No dia 28 de maio de 2025, a cidade de São Paulo acordou mais uma vez com uma notícia que evidencia o projeto perverso de uma prefeitura que enxerga a cultura como obstáculo e os artistas como incômodos: o Teatro de Contêiner da Cia. Mungunzá de Teatro recebeu uma notificação da prefeitura exigindo a desocupação do espaço em 15 dias. Quinze dias. Quinze dias para desmontar não apenas uma estrutura física, mas toda uma rede de afetos, ações comunitárias, criações artísticas, ações educativas, políticas de escuta e pertencimento construídas desde 2016 no coração do bairro da Luz — lugar que por muitos anos estava/está em repleto abandono por parte da prefeitura.
É válido perguntar, com todas as letras: de quem foi a ideia de remover um teatro? Senhor prefeito Ricardo Nunes, tenha a coragem de responder à população. Não venha com a já desgastada desculpa de que é por causa de projetos de habitação — porque sabemos, e o senhor também sabe, que essa nunca foi sua prioridade. E, mesmo que fosse: seria preciso escolher, entre moradia e cultura, destruindo uma para dar lugar à outra? Essa dicotomia imposta é falaciosa, desonesta e revela, na verdade, a falta de vontade política em garantir o direito à cidade em sua plenitude.
Aliás, senhor prefeito, o senhor conhece de fato o trabalho do Teatro de Contêiner? Já esteve lá, presenciou alguma atividade, conversou com a comunidade atendida ou com os artistas que ali atuam? A Cia. Mungunzá de Teatro realizou aquilo que o poder público deveria ter feito há muito tempo: ressignificou um terreno abandonado, antes utilizado como estacionamento e sem função social, em um espaço vivo de criação, acolhimento, pluralidade e formação. Onde havia descaso, o coletivo em conjunto com a população, construiu pertencimento. Onde havia abandono, instalaram um teatro pulsante. A pergunta que fica é: por que remover justamente o que deu certo?

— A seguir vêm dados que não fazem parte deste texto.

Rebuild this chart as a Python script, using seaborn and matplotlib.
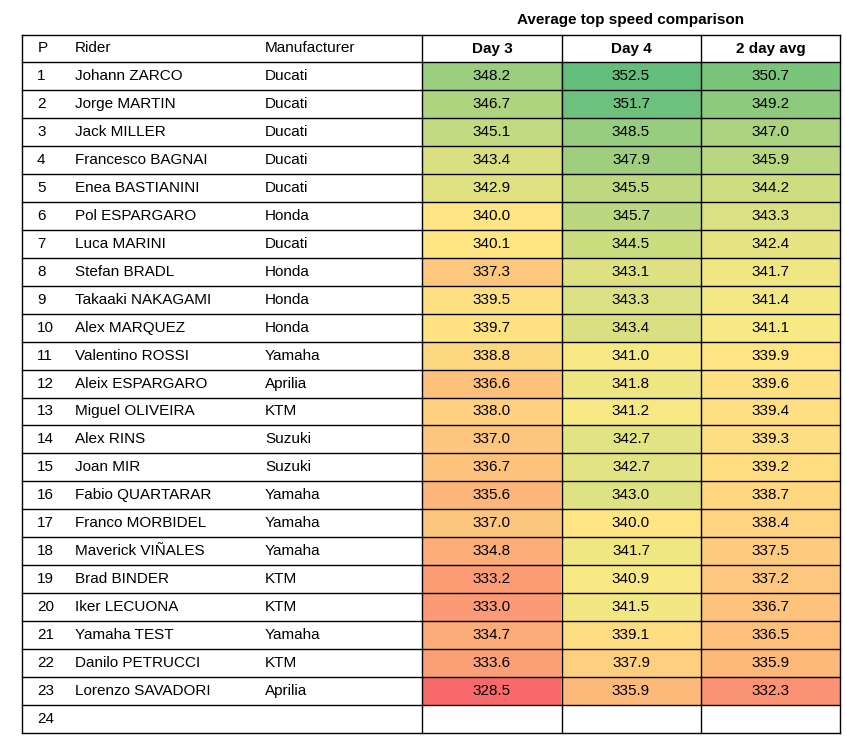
import numpy as np
import matplotlib
matplotlib.use("Agg")
import matplotlib.pyplot as plt
from matplotlib.colors import LinearSegmentedColormap, TwoSlopeNorm
import seaborn as sns

positions = list(range(1, 25))
riders = ["Johann ZARCO","Jorge MARTIN","Jack MILLER","Francesco BAGNAI","Enea BASTIANINI",
          "Pol ESPARGARO","Luca MARINI","Stefan BRADL","Takaaki NAKAGAMI","Alex MARQUEZ",
          "Valentino ROSSI","Aleix ESPARGARO","Miguel OLIVEIRA","Alex RINS","Joan MIR",
          "Fabio QUARTARAR","Franco MORBIDEL","Maverick VIÑALES","Brad BINDER","Iker LECUONA",
          "Yamaha TEST","Danilo PETRUCCI","Lorenzo SAVADORI",""]
manufacturers = ["Ducati","Ducati","Ducati","Ducati","Ducati","Honda","Ducati","Honda","Honda","Honda",
                 "Yamaha","Aprilia","KTM","Suzuki","Suzuki","Yamaha","Yamaha","Yamaha","KTM","KTM",
                 "Yamaha","KTM","Aprilia",""]
day3 = [348.2,346.7,345.1,343.4,342.9,340.0,340.1,337.3,339.5,339.7,338.8,336.6,338.0,337.0,336.7,
        335.6,337.0,334.8,333.2,333.0,334.7,333.6,328.5,np.nan]
day4 = [352.5,351.7,348.5,347.9,345.5,345.7,344.5,343.1,343.3,343.4,341.0,341.8,341.2,342.7,342.7,
        343.0,340.0,341.7,340.9,341.5,339.1,337.9,335.9,np.nan]
avg2 = [350.7,349.2,347.0,345.9,344.2,343.3,342.4,341.7,341.4,341.1,339.9,339.6,339.4,339.3,339.2,
        338.7,338.4,337.5,337.2,336.7,336.5,335.9,332.3,np.nan]
col_labels = ["Day 3","Day 4","2 day avg"]

vals = np.array([day3, day4, avg2]).T
annot = np.array([["" if np.isnan(x) else f"{x:.1f}" for x in r] for r in vals])
lo, hi = np.nanmin(vals), np.nanmax(vals)
norm = TwoSlopeNorm(vmin=lo, vcenter=(lo+hi)/2, vmax=hi)

cmap = LinearSegmentedColormap.from_list("rg", ["#F8696B", "#FFEB84", "#63BE7B"])
cmap.set_bad("white")

W, H = 846, 740
fig = plt.figure(figsize=(8.46, 7.40), dpi=100)
font = "Liberation Sans"
fs = 11

x0, xs = 22, [22, 63, 258, 422, 562, 701, 840]
ytop, yh, rh = 35, 62, (733-62)/24
ybot = yh + 24*rh

hax = fig.add_axes([422/W, 1-ybot/H, (840-422)/W, (ybot-yh)/H])
sns.heatmap(vals, ax=hax, cmap=cmap, norm=norm, cbar=False, annot=annot, fmt="",
            annot_kws={"fontsize": fs, "family": font, "color": "black"},
            linewidths=0, xticklabels=False, yticklabels=False)
hax.set_xlabel(""); hax.set_ylabel("")
for s in hax.spines.values():
    s.set_visible(False)

bg = fig.add_axes([0, 0, 1, 1])
bg.set_xlim(0, W); bg.set_ylim(H, 0); bg.axis("off")
bg.patch.set_alpha(0)

lw = 1
for i in range(25):
    y = yh + i*rh
    bg.plot([x0, 840], [y, y], color="black", lw=lw)
bg.plot([x0, 840], [ytop, ytop], color="black", lw=lw)
for x in [22, 422, 562, 701, 840]:
    bg.plot([x, x], [ytop, ybot], color="black", lw=lw)

bg.text(631, 20, "Average top speed comparison", ha="center", va="center",
        fontsize=fs, fontweight="bold", family=font)
hy = (ytop+yh)/2
bg.text(43, hy, "P", ha="center", va="center", fontsize=fs, family=font)
bg.text(75, hy, "Rider", ha="left", va="center", fontsize=fs, family=font)
bg.text(265, hy, "Manufacturer", ha="left", va="center", fontsize=fs, family=font)
for lab, a, b in zip(col_labels, xs[3:6], xs[4:7]):
    bg.text((a+b)/2, hy, lab, ha="center", va="center", fontsize=fs, fontweight="bold", family=font)

for i in range(24):
    y = yh + (i+0.5)*rh
    bg.text(37, y, str(positions[i]), ha="left", va="center", fontsize=fs, family=font)
    bg.text(75, y, riders[i], ha="left", va="center", fontsize=fs, family=font)
    bg.text(265, y, manufacturers[i], ha="left", va="center", fontsize=fs, family=font)

fig.savefig("out.png", dpi=100)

A remoção do Teatro de Contêiner não é um caso isolado, mas parte de uma política cultural que se estrutura pelo abandono, pela omissão e, por vezes, pela destruição direta dos equipamentos culturais. Ainda neste ano, em fevereiro, o histórico Teatro Ventoforte, referência para o nosso Movimento de Teatro de Grupo, foi demolido no Parque do Povo. Assim, sem cerimônia. Uma tragédia anunciada que pouco mobilizou a administração pública, num silêncio cúmplice que revela de que lado estão os gestores da cidade.
Também poderíamos listar o fechamento do Teatro Aliança Francesa, a luta dos Contadores de Mentira, em Suzano, que perderam a sua sede, o despejo da Cia. Pessoal do Faroeste e por ai vai. A pergunta se impõe novamente: o que leva um prefeito a tratar espaços culturais como obstáculos e não como aliados do bem comum?
Fechar, demolir, despejar, remover teatros é mais do que uma ação administrativa: é um gesto simbólico de silenciamento. Um projeto político. O teatro é, por natureza, espaço de encontro, de crítica, de experimentação e de transformação. Um teatro movimenta a economia local, emprega artistas, técnicos, produtores, movimenta restaurantes, comércios, estimula o pensamento crítico, forma plateias, acolhe a população em situação de vulnerabilidade, oferece oficinas, cursos, práticas sociais. Um teatro é uma usina de cidadania.
É de uma estupidez estratégica notável desmontar os teatros. Porque governar uma cidade é também cuidar do que nela pulsa. E se o prefeito destrói os espaços onde pulsa vida, arte, pensamento, ele está dizendo claramente de que lado está: do lado da especulação imobiliária, do apagamento, do concreto sobre a imaginação.
É urgente, é necessário, é vital que as autoridades revejam essa postura incrédula e equivocada. Que cessem imediatamente esse projeto de destruição da cultura. Que respeitem quem, com muito pouco, faz tanto pela cidade. Acabar com um teatro é escolher, deliberadamente, a barbárie em vez da sensibilidade.